The former deputy leader of the UNP Karu Jayasuriya was sworn in as minister of Public Administration and Home Affairs.
The leader of the Sri Lanka Muslim Congress (SLMC) Rauff Hakeem also took oath of office as minister of Posts and Telecommunications, leading six MPs from the SLMC who are joining the government.
The incumbent Foreign Minister Mangala Samaraweera was removed from his post, but he continued to hold his cabinet position as minister of Ports and Aviation.
The new foreign minister is Rohitha Bogollagama who himself crossed over from the UNP in 2004.
President Rajapaksa retained his portfolios of Defense, Public Security, Law and Order, Religious Affairs, Finance and Planning, and Nation Building.
And 33 non-cabinet ministers and 19 deputy ministers were also sworn in before the president on Sunday.
The UNP has vowed to take disciplinary action against the party defectors who had joined the government.
"We will take disciplinary action and expel them from the party," the party chairman and legislator Rukman Senanayake told reporters.
Senanayake said the president's action was against the Memorandum of Understanding (MoU) signed between Rajapakse and the UNP leader Ranil Wuckremesinghe in October last year.
However, Minister of Media and Information Anura Yapa told reporters that the president's action in accommodating UNP members was not against the spirit of the MoU.
"We have not damaged the MoU. UNP members wanted to join the government so we have taken them," said Yapa, who is also the government spokesman.

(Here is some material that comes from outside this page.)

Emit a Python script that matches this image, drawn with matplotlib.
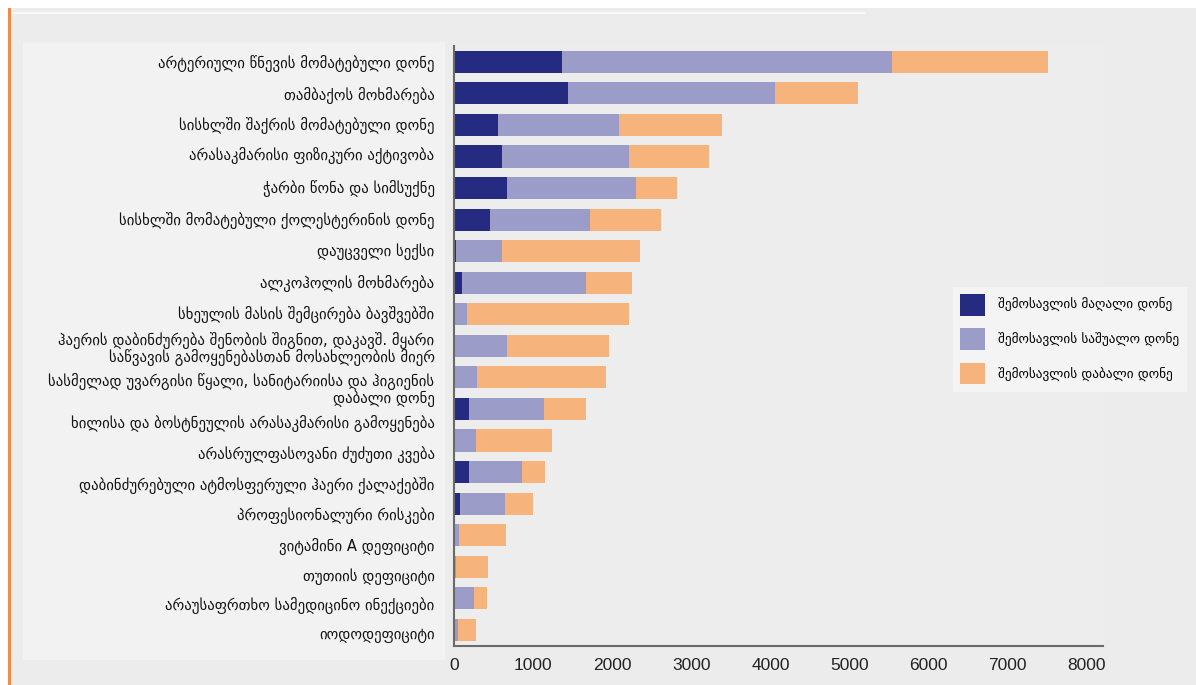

He said the UNP members joining the government are expected to bring much needed political stability in the island.
Analysts say Rajapakse wanted opposition legislators to join his government in view of the decision by the main left party the JVP or the People's Liberation Front to stay out of the government.
The JVP has 38 legislators in the ruling United People's Freedom Alliance's current strength of 126 members in the 225- legislator parliament.
The JVP is unhappy with Rajapakse government's policy of trying to negotiate with the Tamil Tigers in the separatist armed conflict.
Rajapakse has enticed the UNP members to join him despite his MoU with the UNP leader Ranil Wickremesinghe signed in October last year.
The MoU bound the two parties over a period of two years for co- operation, foremost among them is the Norwegian backed peace process with the LTTE.
Wickremesinghe pleaded with Rajapakse not to accommodate his party members in the government in the spirit of the MoU, but Rajapakse citing the legislators' freedom to act independently refused to oblige Wickremesinghe.
With the crossovers of UNP and SLMC legislators into the government, the Rajapakse administration finds itself just one short of the 113 seats required for a working majority in parliament.